Sogar einen Auftritt vor der Kamera hatte Anne Swindell. Im Video zu See You spielt sie das mysteriöse Mädchen, nach dem Gahan Ausschau hält. Er trifft sie schließlich an der Kasse eines Kaufhauses, im dem Gahan eine See You-Single erwerben möchte. Begleitet wird das Rendezvous von Gore und Fletcher, die als Kassierer hinter Registrierkassen stehen und diese als Keyboards benutzen. Gedreht wurde das aus heutiger Sicht absurde Filmchen vom renommierten Regisseur Julien Temple, spätestens seit der Sex-Pistols-Dokumentation The Great Rock And Roll Swindle ein großer Name im Geschäft. Dennoch war Gore mit dem Video – sowie zwei weiteren Versuchen in der Folge – nicht langfristig zufrieden: Die Promoclips erschienen ihm schon drei Jahre später als albern. Die Band habe die Videos ironisch gemeint – »aber das kam in den Filmen nie rüber«. Auf der später erschienenen ersten Clip-Sammlung Some Great Videos war für See You dann auch kein Platz.
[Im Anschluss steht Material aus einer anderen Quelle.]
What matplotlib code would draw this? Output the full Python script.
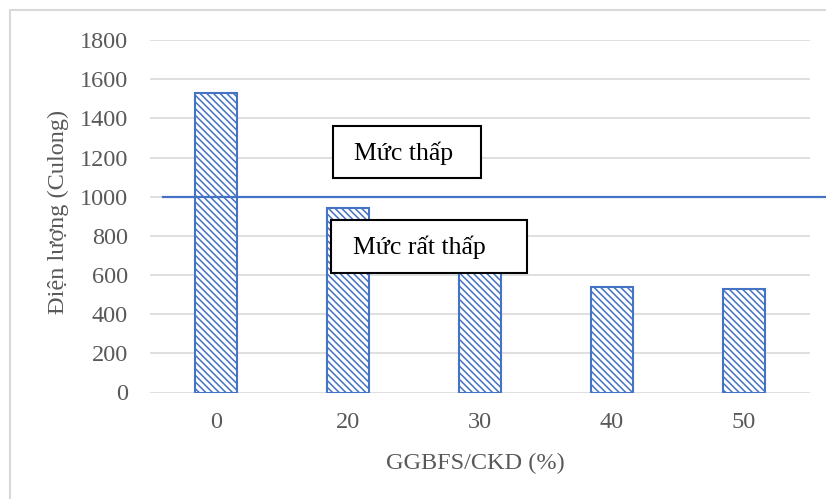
import matplotlib
matplotlib.use("Agg")
import matplotlib.pyplot as plt
from matplotlib.patches import Rectangle
import numpy as np

categories = ["0", "20", "30", "40", "50"]
values = [1530, 940, 680, 540, 530]
yticks = [0, 200, 400, 600, 800, 1000, 1200, 1400, 1600, 1800]
threshold = 1000
label_low = "Mức thấp"
label_very_low = "Mức rất thấp"
xlabel = "GGBFS/CKD (%)"
ylabel = "Điện lượng (Culong)"

plt.rcParams['font.family'] = ['Liberation Serif', 'DejaVu Serif']
plt.rcParams['hatch.linewidth'] = 1.1

W, H = 826, 499
fig = plt.figure(figsize=(W / 100, H / 100), dpi=100)
fig.patch.set_facecolor('white')

# outer chart border
fig.patches.append(Rectangle((10 / W, -0.05), 1.05, 1 - 10 / H + 0.05,
                             transform=fig.transFigure, fill=False,
                             edgecolor='#D9D9D9', linewidth=1.5, clip_on=False))

ax = fig.add_axes([150 / W, 1 - 392.5 / H, (810 - 150) / W, (392.5 - 40) / H])
blue = '#4472C4'
x = np.arange(len(categories))
ax.bar(x, values, width=0.32, color='white', edgecolor=blue, hatch='\\\\\\\\\\',
       linewidth=1.5, zorder=3)

ax.set_xlim(-0.5, len(categories) - 0.5)
ax.set_ylim(0, 1800)
ax.set_yticks(yticks)
ax.set_xticks(x)
ax.set_xticklabels(categories)
ax.grid(axis='y', color='#D9D9D9', linewidth=1.2, zorder=0)
ax.set_axisbelow(True)
for s in ax.spines.values():
    s.set_visible(False)
ax.tick_params(length=0, labelsize=17.5, labelcolor='#595959')
ax.tick_params(axis='y', pad=16)
ax.tick_params(axis='x', pad=14)
ax.set_xlabel(xlabel, fontsize=17.5, color='#595959')
ax.set_ylabel(ylabel, fontsize=17.5, color='#595959')
ax.xaxis.set_label_coords(0.493, -0.20)
ax.yaxis.set_label_coords(-0.139, 0.512)
ax.xaxis.label.set_va('center')
ax.yaxis.label.set_va('center')

# threshold line
ax.plot([-0.40, 4.7], [threshold, threshold], color=blue, linewidth=1.6,
        clip_on=False, zorder=4)

# annotation boxes
ax.add_patch(Rectangle((0.888, 1095), 2.011 - 0.888, 1361 - 1095, facecolor='white',
                       edgecolor='black', linewidth=1.5, zorder=5))
ax.text(1.048, (1095 + 1361) / 2 - 5, label_low, ha='left', va='center',
        fontsize=18.5, color='black', zorder=6)
ax.add_patch(Rectangle((0.873, 610), 2.353 - 0.873, 881 - 610, facecolor='white',
                       edgecolor='black', linewidth=1.5, zorder=5))
ax.text(1.040, (610 + 881) / 2 - 5, label_very_low, ha='left', va='center',
        fontsize=18.5, color='black', zorder=6)

fig.savefig('out.png', dpi=100)
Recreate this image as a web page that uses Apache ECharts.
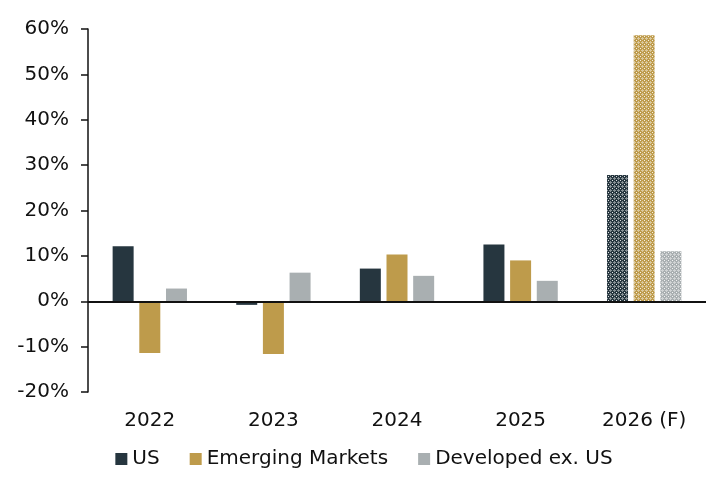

Es wird nicht ausschließlich an der offensichtlichen Werbebotschaft des Videos gelegen haben, dass See You, veröffentlicht am 29. Januar 1982, im Laufe von fünf Wochen bis auf Platz sechs der britischen Charts kletterte. Kein Clarke-Song hatte sich zuvor so weit oben platziert – ein Erfolg, der das noch frische Selbstbewusstsein Gores weiter stärkte. Wenn es ihm schon gelang, mit einem Stück aus den späten Siebzigerjahren einen Hit zu landen, was würde dann erst passieren, wenn er neue Songs schriebe? Depeche Mode erlebten einen erstaunlichen Stimmungswandel. In Erinnerung an das Frühjahr 1982 sagte Gore Jahre danach: »Wir sind generell pessimistische Typen. Aber einen kurzen Moment lang fühlten wir uns unverwundbar.« Gore sollte sich später als ein Songwriter erweisen, der zu jeder Zeit eine funktionierende Antenne für das zu haben scheint, was sich die Depeche-Mode-Fans von ihm erhoffen. Doch im Hochgefühl des Erfolgs von See You und einer anschließenden kleinen Tour durch ausverkaufte Clubs machten Gore und Depeche Mode einen Fehler: Sie veröffentlichen die Single The Meaning Of Love.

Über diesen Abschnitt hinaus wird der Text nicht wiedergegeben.